An Image Double Encryption Based on Improved GAN and Hyper Chaotic System

In the current research field of digital image encryption technology, there are some key challenges, including insufficient key space, the weak sensitivity of key parameters, and low complexity of the encryption process. To address these issues, this study proposes a double image encryption framework to enhance the security of image encryption algorithms. In the first encryption, this study proposes an improved generative adversarial network incorporating unsupervised learning properties, adaptive layer instance normalization, multi-level attention enhanced residual network structure, and feature distribution fidelity module. This study also proposes a comprehensive loss function for the network, which consists of an encryption loss function, a decryption loss function, an image space smoothness improvement loss function, a generator veracity enhancement loss function, and an identity loss function.
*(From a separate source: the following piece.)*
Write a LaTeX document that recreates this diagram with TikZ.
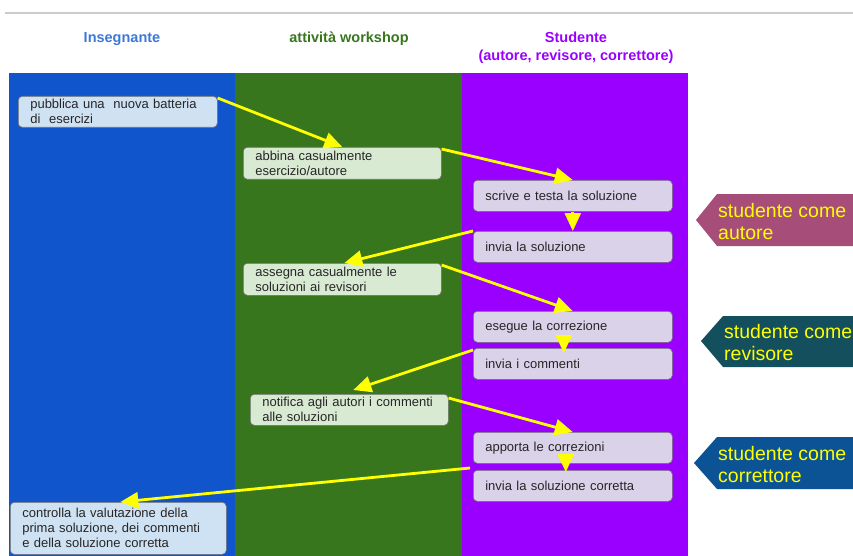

In the second encryption, this study proposes a six-dimensional hyperchaotic system possessing four positive Lyapunov exponents for the first scrambling operation, and combines the Fibonacci Q-matrix and classical shuffling algorithms for the diffusion and second scrambling operations. By combining deep learning techniques with chaotic systems, the key space and the quality of the encrypted images are effectively improved, as well as the ability of resistance to the burst attack, salt-and-pepper noise attack and cropping attack. This study provides new perspectives and technical routes for solving the challenges faced in digital image encryption.